§ WHAT TO WORK ON
Can you transcribe every line exactly and leave the pictures behind?

§ RECORDED INFORMATION
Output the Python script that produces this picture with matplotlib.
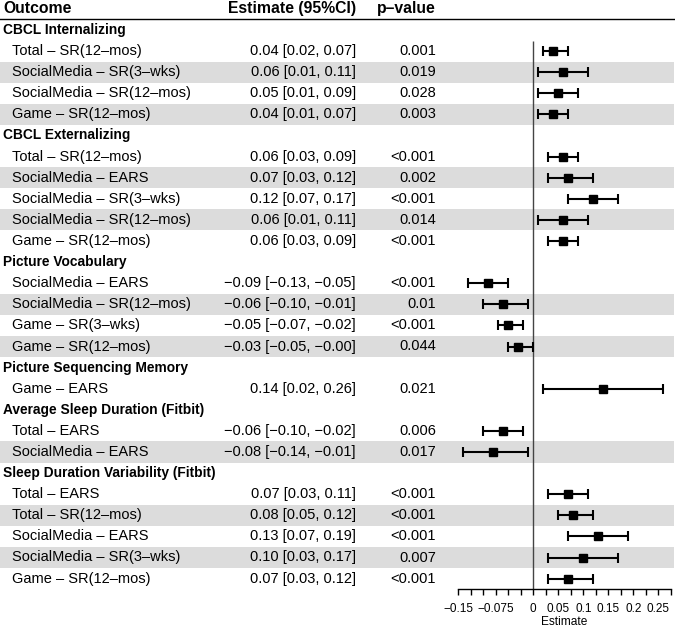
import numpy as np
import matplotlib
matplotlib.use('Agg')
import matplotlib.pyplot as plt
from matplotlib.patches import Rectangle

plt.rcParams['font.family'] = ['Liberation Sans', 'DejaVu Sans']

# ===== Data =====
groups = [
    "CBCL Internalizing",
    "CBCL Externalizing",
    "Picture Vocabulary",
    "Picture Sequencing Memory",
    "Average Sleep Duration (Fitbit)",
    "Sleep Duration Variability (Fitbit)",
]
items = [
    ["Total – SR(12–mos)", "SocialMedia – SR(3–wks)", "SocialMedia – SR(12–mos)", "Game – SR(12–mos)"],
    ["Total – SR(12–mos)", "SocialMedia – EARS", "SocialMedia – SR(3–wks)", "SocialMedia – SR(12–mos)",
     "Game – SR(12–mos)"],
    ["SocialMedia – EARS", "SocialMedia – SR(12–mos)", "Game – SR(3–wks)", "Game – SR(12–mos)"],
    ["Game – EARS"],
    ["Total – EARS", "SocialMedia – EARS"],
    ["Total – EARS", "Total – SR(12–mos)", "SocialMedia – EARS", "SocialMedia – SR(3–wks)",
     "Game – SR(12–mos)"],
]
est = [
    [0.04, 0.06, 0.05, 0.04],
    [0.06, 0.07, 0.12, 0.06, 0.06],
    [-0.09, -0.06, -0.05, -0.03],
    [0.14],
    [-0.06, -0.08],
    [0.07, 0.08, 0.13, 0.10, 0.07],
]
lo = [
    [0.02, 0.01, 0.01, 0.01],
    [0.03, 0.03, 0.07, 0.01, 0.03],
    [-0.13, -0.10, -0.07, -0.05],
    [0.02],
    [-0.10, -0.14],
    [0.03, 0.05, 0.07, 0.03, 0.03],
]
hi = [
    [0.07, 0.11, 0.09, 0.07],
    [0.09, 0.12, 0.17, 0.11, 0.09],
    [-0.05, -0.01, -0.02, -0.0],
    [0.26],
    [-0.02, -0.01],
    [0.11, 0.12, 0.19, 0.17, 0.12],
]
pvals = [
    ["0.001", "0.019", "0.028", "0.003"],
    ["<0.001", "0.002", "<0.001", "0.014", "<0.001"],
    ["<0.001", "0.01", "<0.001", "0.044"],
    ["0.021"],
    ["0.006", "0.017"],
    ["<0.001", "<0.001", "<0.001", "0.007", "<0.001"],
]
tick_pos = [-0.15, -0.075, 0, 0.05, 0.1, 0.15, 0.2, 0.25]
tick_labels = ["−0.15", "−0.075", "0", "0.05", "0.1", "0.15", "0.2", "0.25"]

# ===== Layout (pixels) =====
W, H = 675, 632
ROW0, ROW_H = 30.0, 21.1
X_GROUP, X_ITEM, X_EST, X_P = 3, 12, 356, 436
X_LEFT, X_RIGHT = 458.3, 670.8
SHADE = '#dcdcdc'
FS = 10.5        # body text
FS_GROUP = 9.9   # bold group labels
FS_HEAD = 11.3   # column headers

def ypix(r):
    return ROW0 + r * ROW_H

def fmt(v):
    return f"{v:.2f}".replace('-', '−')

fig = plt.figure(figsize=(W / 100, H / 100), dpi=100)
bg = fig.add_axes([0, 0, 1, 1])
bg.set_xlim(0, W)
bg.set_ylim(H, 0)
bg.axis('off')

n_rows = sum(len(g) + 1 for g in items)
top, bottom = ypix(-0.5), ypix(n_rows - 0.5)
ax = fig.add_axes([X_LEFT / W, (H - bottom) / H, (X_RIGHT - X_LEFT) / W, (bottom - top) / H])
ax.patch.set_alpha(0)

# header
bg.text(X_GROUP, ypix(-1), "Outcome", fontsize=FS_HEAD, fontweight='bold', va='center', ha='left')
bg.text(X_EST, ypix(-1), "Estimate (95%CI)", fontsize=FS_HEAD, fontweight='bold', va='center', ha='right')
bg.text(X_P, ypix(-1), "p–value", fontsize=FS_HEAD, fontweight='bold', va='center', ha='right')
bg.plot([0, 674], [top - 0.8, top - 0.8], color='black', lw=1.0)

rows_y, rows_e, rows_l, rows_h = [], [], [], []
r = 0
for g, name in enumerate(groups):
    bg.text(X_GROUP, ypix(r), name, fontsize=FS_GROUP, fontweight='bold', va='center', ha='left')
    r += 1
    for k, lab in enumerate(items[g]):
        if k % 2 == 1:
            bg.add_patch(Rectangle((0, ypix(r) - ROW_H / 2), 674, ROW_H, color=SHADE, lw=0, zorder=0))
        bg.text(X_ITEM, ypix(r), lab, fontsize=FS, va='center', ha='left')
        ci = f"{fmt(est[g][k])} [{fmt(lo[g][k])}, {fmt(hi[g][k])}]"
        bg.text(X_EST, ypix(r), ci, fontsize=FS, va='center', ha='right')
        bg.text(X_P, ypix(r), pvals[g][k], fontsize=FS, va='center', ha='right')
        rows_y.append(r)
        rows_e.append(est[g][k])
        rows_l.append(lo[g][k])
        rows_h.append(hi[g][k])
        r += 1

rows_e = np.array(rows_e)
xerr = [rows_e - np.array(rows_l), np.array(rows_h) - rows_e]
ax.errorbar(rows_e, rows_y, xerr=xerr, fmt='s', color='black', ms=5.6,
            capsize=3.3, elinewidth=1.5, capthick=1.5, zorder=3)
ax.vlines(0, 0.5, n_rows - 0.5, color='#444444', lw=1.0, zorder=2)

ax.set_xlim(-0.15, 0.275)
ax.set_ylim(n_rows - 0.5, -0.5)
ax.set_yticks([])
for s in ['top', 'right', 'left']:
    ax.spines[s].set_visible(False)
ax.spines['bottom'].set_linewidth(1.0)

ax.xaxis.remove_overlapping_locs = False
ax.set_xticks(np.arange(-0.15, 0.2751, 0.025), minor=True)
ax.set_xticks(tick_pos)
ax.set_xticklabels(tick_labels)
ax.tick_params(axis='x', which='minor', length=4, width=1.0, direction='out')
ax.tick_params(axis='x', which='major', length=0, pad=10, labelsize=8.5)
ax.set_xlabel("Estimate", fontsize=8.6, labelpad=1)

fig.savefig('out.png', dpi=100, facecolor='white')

§ WRITTEN RESPONSE
Output the Python script that produces this picture with matplotlib.
import numpy as np
import matplotlib
matplotlib.use('Agg')
import matplotlib.pyplot as plt
from matplotlib.patches import Rectangle

plt.rcParams['font.family'] = ['Liberation Sans', 'DejaVu Sans']

# ===== Data =====
groups = [
    "CBCL Internalizing",
    "CBCL Externalizing",
    "Picture Vocabulary",
    "Picture Sequencing Memory",
    "Average Sleep Duration (Fitbit)",
    "Sleep Duration Variability (Fitbit)",
]
items = [
    ["Total – SR(12–mos)", "SocialMedia – SR(3–wks)", "SocialMedia – SR(12–mos)", "Game – SR(12–mos)"],
    ["Total – SR(12–mos)", "SocialMedia – EARS", "SocialMedia – SR(3–wks)", "SocialMedia – SR(12–mos)",
     "Game – SR(12–mos)"],
    ["SocialMedia – EARS", "SocialMedia – SR(12–mos)", "Game – SR(3–wks)", "Game – SR(12–mos)"],
    ["Game – EARS"],
    ["Total – EARS", "SocialMedia – EARS"],
    ["Total – EARS", "Total – SR(12–mos)", "SocialMedia – EARS", "SocialMedia – SR(3–wks)",
     "Game – SR(12–mos)"],
]
est = [
    [0.04, 0.06, 0.05, 0.04],
    [0.06, 0.07, 0.12, 0.06, 0.06],
    [-0.09, -0.06, -0.05, -0.03],
    [0.14],
    [-0.06, -0.08],
    [0.07, 0.08, 0.13, 0.10, 0.07],
]
lo = [
    [0.02, 0.01, 0.01, 0.01],
    [0.03, 0.03, 0.07, 0.01, 0.03],
    [-0.13, -0.10, -0.07, -0.05],
    [0.02],
    [-0.10, -0.14],
    [0.03, 0.05, 0.07, 0.03, 0.03],
]
hi = [
    [0.07, 0.11, 0.09, 0.07],
    [0.09, 0.12, 0.17, 0.11, 0.09],
    [-0.05, -0.01, -0.02, -0.0],
    [0.26],
    [-0.02, -0.01],
    [0.11, 0.12, 0.19, 0.17, 0.12],
]
pvals = [
    ["0.001", "0.019", "0.028", "0.003"],
    ["<0.001", "0.002", "<0.001", "0.014", "<0.001"],
    ["<0.001", "0.01", "<0.001", "0.044"],
    ["0.021"],
    ["0.006", "0.017"],
    ["<0.001", "<0.001", "<0.001", "0.007", "<0.001"],
]
tick_pos = [-0.15, -0.075, 0, 0.05, 0.1, 0.15, 0.2, 0.25]
tick_labels = ["−0.15", "−0.075", "0", "0.05", "0.1", "0.15", "0.2", "0.25"]

# ===== Layout (pixels) =====
W, H = 675, 632
ROW0, ROW_H = 30.0, 21.1
X_GROUP, X_ITEM, X_EST, X_P = 3, 12, 356, 436
X_LEFT, X_RIGHT = 458.3, 670.8
SHADE = '#dcdcdc'
FS = 10.5        # body text
FS_GROUP = 9.9   # bold group labels
FS_HEAD = 11.3   # column headers

def ypix(r):
    return ROW0 + r * ROW_H

def fmt(v):
    return f"{v:.2f}".replace('-', '−')

fig = plt.figure(figsize=(W / 100, H / 100), dpi=100)
bg = fig.add_axes([0, 0, 1, 1])
bg.set_xlim(0, W)
bg.set_ylim(H, 0)
bg.axis('off')

n_rows = sum(len(g) + 1 for g in items)
top, bottom = ypix(-0.5), ypix(n_rows - 0.5)
ax = fig.add_axes([X_LEFT / W, (H - bottom) / H, (X_RIGHT - X_LEFT) / W, (bottom - top) / H])
ax.patch.set_alpha(0)

# header
bg.text(X_GROUP, ypix(-1), "Outcome", fontsize=FS_HEAD, fontweight='bold', va='center', ha='left')
bg.text(X_EST, ypix(-1), "Estimate (95%CI)", fontsize=FS_HEAD, fontweight='bold', va='center', ha='right')
bg.text(X_P, ypix(-1), "p–value", fontsize=FS_HEAD, fontweight='bold', va='center', ha='right')
bg.plot([0, 674], [top - 0.8, top - 0.8], color='black', lw=1.0)

rows_y, rows_e, rows_l, rows_h = [], [], [], []
r = 0
for g, name in enumerate(groups):
    bg.text(X_GROUP, ypix(r), name, fontsize=FS_GROUP, fontweight='bold', va='center', ha='left')
    r += 1
    for k, lab in enumerate(items[g]):
        if k % 2 == 1:
            bg.add_patch(Rectangle((0, ypix(r) - ROW_H / 2), 674, ROW_H, color=SHADE, lw=0, zorder=0))
        bg.text(X_ITEM, ypix(r), lab, fontsize=FS, va='center', ha='left')
        ci = f"{fmt(est[g][k])} [{fmt(lo[g][k])}, {fmt(hi[g][k])}]"
        bg.text(X_EST, ypix(r), ci, fontsize=FS, va='center', ha='right')
        bg.text(X_P, ypix(r), pvals[g][k], fontsize=FS, va='center', ha='right')
        rows_y.append(r)
        rows_e.append(est[g][k])
        rows_l.append(lo[g][k])
        rows_h.append(hi[g][k])
        r += 1

rows_e = np.array(rows_e)
xerr = [rows_e - np.array(rows_l), np.array(rows_h) - rows_e]
ax.errorbar(rows_e, rows_y, xerr=xerr, fmt='s', color='black', ms=5.6,
            capsize=3.3, elinewidth=1.5, capthick=1.5, zorder=3)
ax.vlines(0, 0.5, n_rows - 0.5, color='#444444', lw=1.0, zorder=2)

ax.set_xlim(-0.15, 0.275)
ax.set_ylim(n_rows - 0.5, -0.5)
ax.set_yticks([])
for s in ['top', 'right', 'left']:
    ax.spines[s].set_visible(False)
ax.spines['bottom'].set_linewidth(1.0)

ax.xaxis.remove_overlapping_locs = False
ax.set_xticks(np.arange(-0.15, 0.2751, 0.025), minor=True)
ax.set_xticks(tick_pos)
ax.set_xticklabels(tick_labels)
ax.tick_params(axis='x', which='minor', length=4, width=1.0, direction='out')
ax.tick_params(axis='x', which='major', length=0, pad=10, labelsize=8.5)
ax.set_xlabel("Estimate", fontsize=8.6, labelpad=1)

fig.savefig('out.png', dpi=100, facecolor='white')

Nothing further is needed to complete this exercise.